The House Republican meltdown isn't just hobbling good governance of the country. It has also taken a severe toll on the House GOP's campaign fundraising totals.
In October, the National Republican Congressional Committee raised just over $5 million—roughly half what it raised in the same period in 2019 ($10 million) and ($9.8 million), according to Politico. A big part of House Republicans' lackluster fundraising last month was due to the chaos of the GOP conference trading in whiz-bang fundraiser Kevin McCarthy for the questionable appeal of Speaker Mike Johnson.
The delta between McCarthy's fundraising prowess and Johnson's lack thereof is proving particularly pronounced for vulnerable New York Republicans, who face tough battles next year that will play outsized roles in determining the House majority.
Politico reports, for instance, that McCarthy-aligned committees had already amassed more than $1.8 million specifically for Republican Reps. Anthony D’Esposito, Mike Lawler, Marc Molinaro, Brandon Williams, and Nick LaLota—four of whom are sitting in "toss-up" districts. Johnson-affiliated committees, by comparison, have just $12,000 in the bank.
Sure, Johnson will be working to close the gap over the coming year, but he's simultaneously facing a massive learning curve on the way to climbing an incredibly steep mountain.
As Democratic Rep. Dan Goldman of New York noted, Johnson "has to build an entire donor network from scratch" while carrying the baggage of being a virulently anti-LGBTQ+ forced-birther who helped mastermind the legal effort to overturn the 2020 election. Whereas McCarthy was a mostly vanilla pol, Johnson holds pointed positions, some of which simply aren't going to play with New York donors.
But New York is just a microcosm of the greater challenge for House Republicans. The NRCC had $37.3 million cash on hand at the end of October—roughly half its war chest of $67.7 million at the same point in 2021.
The reason these campaign committees are so important is that they can serve as a backstop for candidates who flop as fundraisers.

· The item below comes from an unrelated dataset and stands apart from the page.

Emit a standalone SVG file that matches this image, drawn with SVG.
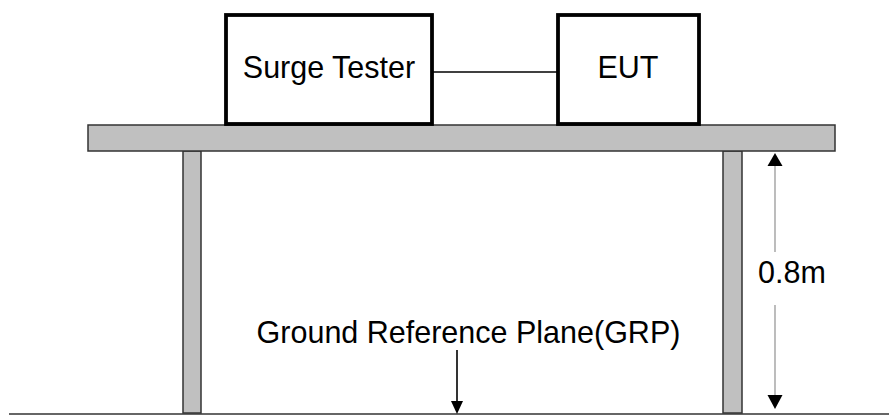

It was a dynamic that haunted Senate Republicans in last year's midterms as the flat fundraising of the National Republican Senatorial Committee struggled to buoy its crop of pitiful MAGA candidates.
Under Johnson’s speakership, the NRCC and its associated committees and PACs are likely to begin turning in better numbers moving forward. But Democrats have already notched a distinct advantage, with the Democratic Congressional Campaign Committee raising $101.3 million year-to-date, compared with the NRCC's $75.2 million intake.
And across the board, Republicans' fundraising efforts this cycle will be dogged by the Republican Party's cratering brand, with just 59% of Republican voters viewing it favorably. That's a heckuva handicap to be carrying into 2024.